Con questo atteggiamento dobbiamo affrontare la rivoluzione tecnologica in corso. La forza che muove il mondo è, oggi, l'innovazione, molto più decisa, molto più universale che in passato. Ma il processo di innovazione non è più quello del Medioevo e del Rinascimento, quando era concentrato nel cervello e nelle mani di pochi. E non è più nemmeno quello della fine dell'Ottocento, quando i pionieri erano nelle condizioni di godere dì lunghe rendite basate sulla inimitabilità dei loro ritrovati.
La velocità di propagazione dell'innovazione è tale da battere rapidamente ogni steccato protettivo. E le grandi innovazioni, oggi, sono il prodotto di grandi sistemi, e di grandi strutture pubbliche, che dispongono di enormi possibilità di risorse finanziarie e che determinano con la loro domando la diffusione e la realizzazione concreta delle invenzioni scientifiche. Né l'Italia né alcun altro paese europeo hanno la dimensione e il peso politico sufficiente per condurre, da soli, questo processo.

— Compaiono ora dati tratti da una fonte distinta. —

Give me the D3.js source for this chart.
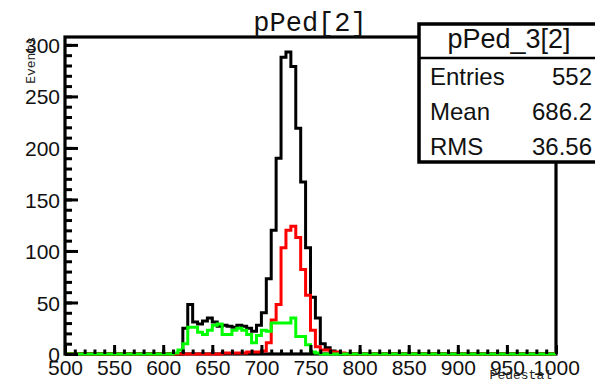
<!DOCTYPE html>
<html>
<head>
<meta charset="utf-8">
<script src="https://cdn.jsdelivr.net/npm/d3@7"></script>
<style>
  body { margin: 0; background: #fff; }
  svg { display: block; }
  .tick text { font-family: "Liberation Sans", Arial, Helvetica, sans-serif; font-size: 21px; fill: #111; }
</style>
</head>
<body>
<div id="chart"></div>
<script>
// bins of width 5 starting at 600 (everything else in 500..1000 is empty)
const binStart = 600;
const binWidth = 5;
const blackCounts = [0, 0, 0, 0, 25, 48, 31, 29, 32, 35, 31, 27, 28, 27, 26, 28, 27, 25, 22, 28,
  40, 73, 120, 190, 288, 293, 279, 219, 167, 103, 55, 35, 10, 6, 3, 1, 0, 0, 0, 0];
const redCounts = [0, 0, 0, 0, 0, 0, 0, 0, 0, 0, 0, 0, 1, 1, 1, 1, 1, 2, 2, 2,
  3, 11, 33, 48, 103, 120, 124, 113, 82, 57, 23, 7, 4, 4, 2, 2, 1, 0, 0, 0];
const greenCounts = [0, 0, 1, 4, 10, 26, 26, 21, 19, 23, 28, 29, 19, 19, 23, 25, 23, 19, 11, 18,
  23, 22, 30, 30, 30, 30, 35, 17, 17, 9, 2, 1, 0, 0, 0, 0, 0, 0, 0, 0];
const xTicks = [500, 550, 600, 650, 700, 750, 800, 850, 900, 950, 1000];
const yTicks = [0, 50, 100, 150, 200, 250, 300];
const statsRows = [["Entries", "552"], ["Mean", "686.2"], ["RMS", "36.56"]];

const width = 595, height = 384;
const frame = { left: 65, right: 556, top: 37, bottom: 354 };

const svg = d3.select('#chart').append('svg')
  .attr('width', width)
  .attr('height', height);

const x = d3.scaleLinear().domain([500, 1000]).range([frame.left, frame.right]);
const y = d3.scaleLinear().domain([0, 293 * 1.05]).range([frame.bottom, frame.top]);

// step outline of a histogram, running along zero outside the filled bins
function histPath(counts) {
  const pts = [[500, 0], [binStart, 0]];
  counts.forEach((c, i) => {
    const lo = binStart + i * binWidth;
    pts.push([lo, c], [lo + binWidth, c]);
  });
  pts.push([binStart + counts.length * binWidth, 0], [1000, 0]);
  return d3.line().x(d => x(d[0])).y(d => y(d[1]))(pts);
}

// frame
svg.append('rect')
  .attr('x', frame.left).attr('y', frame.top)
  .attr('width', frame.right - frame.left).attr('height', frame.bottom - frame.top)
  .attr('fill', 'none').attr('stroke', '#000').attr('stroke-width', 3.2);

// histograms
[[blackCounts, '#000'], [redCounts, '#ff0000'], [greenCounts, '#00ff00']].forEach(([counts, col]) => {
  svg.append('path')
    .attr('d', histPath(counts))
    .attr('fill', 'none')
    .attr('stroke', col)
    .attr('stroke-width', 3)
    .attr('stroke-linejoin', 'miter');
});

// axes: minor ticks first, then major ticks with labels
const xMinor = d3.range(500, 1001, 10);
const yMinor = d3.range(0, 301, 10);

svg.append('g')
  .attr('transform', `translate(0,${frame.bottom})`)
  .call(d3.axisBottom(x).tickValues(xMinor).tickSize(-4.5).tickFormat(''))
  .call(g => g.select('.domain').remove())
  .call(g => g.selectAll('line').attr('stroke-width', 3));

svg.append('g')
  .attr('transform', `translate(0,${frame.bottom})`)
  .call(d3.axisBottom(x).tickValues(xTicks).tickSize(-9).tickPadding(6).tickFormat(d3.format('d')))
  .call(g => g.select('.domain').remove())
  .call(g => g.selectAll('line').attr('stroke-width', 3));

svg.append('g')
  .attr('transform', `translate(${frame.left},0)`)
  .call(d3.axisLeft(y).tickValues(yMinor).tickSize(-7).tickFormat(''))
  .call(g => g.select('.domain').remove())
  .call(g => g.selectAll('line').attr('stroke-width', 3));

svg.append('g')
  .attr('transform', `translate(${frame.left},0)`)
  .call(d3.axisLeft(y).tickValues(yTicks).tickSize(-13).tickPadding(5).tickFormat(d3.format('d')))
  .call(g => g.select('.domain').remove())
  .call(g => g.selectAll('line').attr('stroke-width', 3))
  .call(g => g.selectAll('text').attr('dy', '0.36em'));

// axis titles
svg.append('text')
  .attr('x', 552).attr('y', 379)
  .attr('text-anchor', 'end')
  .attr('font-family', '"Liberation Mono", "Courier New", monospace')
  .attr('font-size', 13)
  .attr('fill', '#222')
  .text('Pedestal');

svg.append('text')
  .attr('transform', 'translate(35,37) rotate(-90)')
  .attr('text-anchor', 'end')
  .attr('font-family', '"Liberation Mono", "Courier New", monospace')
  .attr('font-size', 13)
  .attr('fill', '#222')
  .text('Events');

// title
svg.append('text')
  .attr('x', 310).attr('y', 31)
  .attr('text-anchor', 'middle')
  .attr('font-family', '"Liberation Mono", "Courier New", monospace')
  .attr('font-size', 27)
  .attr('fill', '#111')
  .text('pPed[2]');

// stats box
const stats = svg.append('g');
stats.append('rect')
  .attr('x', 419).attr('y', 24)
  .attr('width', 200).attr('height', 138)
  .attr('fill', '#fff').attr('stroke', '#000').attr('stroke-width', 3.5);
stats.append('line')
  .attr('x1', 419).attr('x2', 600)
  .attr('y1', 58).attr('y2', 58)
  .attr('stroke', '#000').attr('stroke-width', 2.5);
stats.append('text')
  .attr('x', 509).attr('y', 48)
  .attr('text-anchor', 'middle')
  .attr('font-family', '"Liberation Sans", Arial, Helvetica, sans-serif')
  .attr('font-size', 27)
  .attr('fill', '#111')
  .text('pPed_3[2]');
statsRows.forEach((row, i) => {
  const by = 85 + i * 35;
  stats.append('text')
    .attr('x', 430).attr('y', by)
    .attr('font-family', '"Liberation Sans", Arial, Helvetica, sans-serif')
    .attr('font-size', 24)
    .attr('fill', '#111')
    .text(row[0]);
  stats.append('text')
    .attr('x', 592).attr('y', by)
    .attr('text-anchor', 'end')
    .attr('font-family', '"Liberation Sans", Arial, Helvetica, sans-serif')
    .attr('font-size', 24)
    .attr('fill', '#111')
    .text(row[1]);
});
</script>
</body>
</html>
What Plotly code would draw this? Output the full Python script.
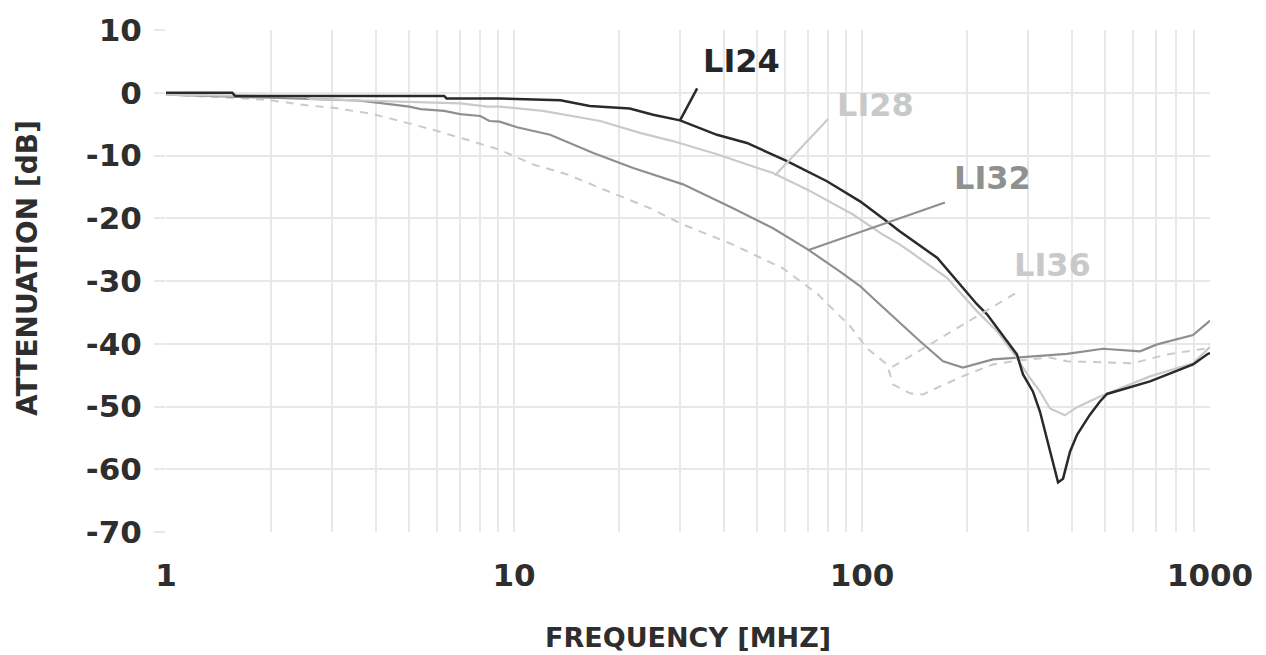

La collaborazione internazionale è la porta d'accesso per partecipare in modo attivo ai grandi processi innovativi, e non solo subirne le conseguenze. Ho qualche riserva sulla possibilità che questa collaborazione possa essere costruita sulle vie burocratiche e sulla contrattazione tra governi. E' certo più rapida e più produttiva la via degli accordi tra imprese. E devo dire francamente che questa via, oggi, mi sembra più proficua e più facilmente percorribile tra le due sponde dell'Atlantico che all'interno dell'Europa.
Naturalmente è importante ricercare le alleanze giuste; è importante valutarne attentamente le conseguenze; è importante soprattutto essere nelle condizioni di poter rinunciare a prospettive che non siano di certo e scambievole vantaggio. Certo, avrete seguito le recenti vicende della trattativa per un accordo tra la Fiat e la Ford. Quando abbiamo constatato che le divergenze di vedute erano tali, da non portare a una conclusione positiva, abbiamo preso atto con rammarico che entrambe le aziende avevano perso una valida opportunità. Ma abbiamo avuto anche la soddisfazione di constatare che potevamo prendere la nostra decisione senza alcun condizionamento economico o finanziario.
Resta il fatto che la via degli accordi internazionali è la sola che può consentire all'industria di un paese come il nostro di costruire prospettive di espansione certe e durevoli. E' su questa strada che dobbiamo camminare con decisione.
Ho creduto che fosse importante fare alcune considerazioni realistiche sulla situazione del nostro paese. Alcune ragioni mi hanno indotto a farlo. Certi comportamenti di politica economica che sembrano non tener conto della nostra dipendenza dall'economia internazionale. Certe interpretazioni dei fatti del mondo mi sembrano misurate esclusivamente sul nostro limitato orizzonte.
La mia convinzione è che dobbiamo riferirci alla realtà qual essa è, anziché a come ce la figuriamo o come la desideriamo. Solo così possiamo aspettarci di essere più autorevoli e più credibili. Possiamo pensare di risolvere i nostri problemi economici e di utilizzare con piena efficacia le nostre risorse. Possiamo aspirare ad appartenere a pieno titolo alla società occidentale, che è la vocazione della nostra storia, della nostra cultura, del nostro lavoro.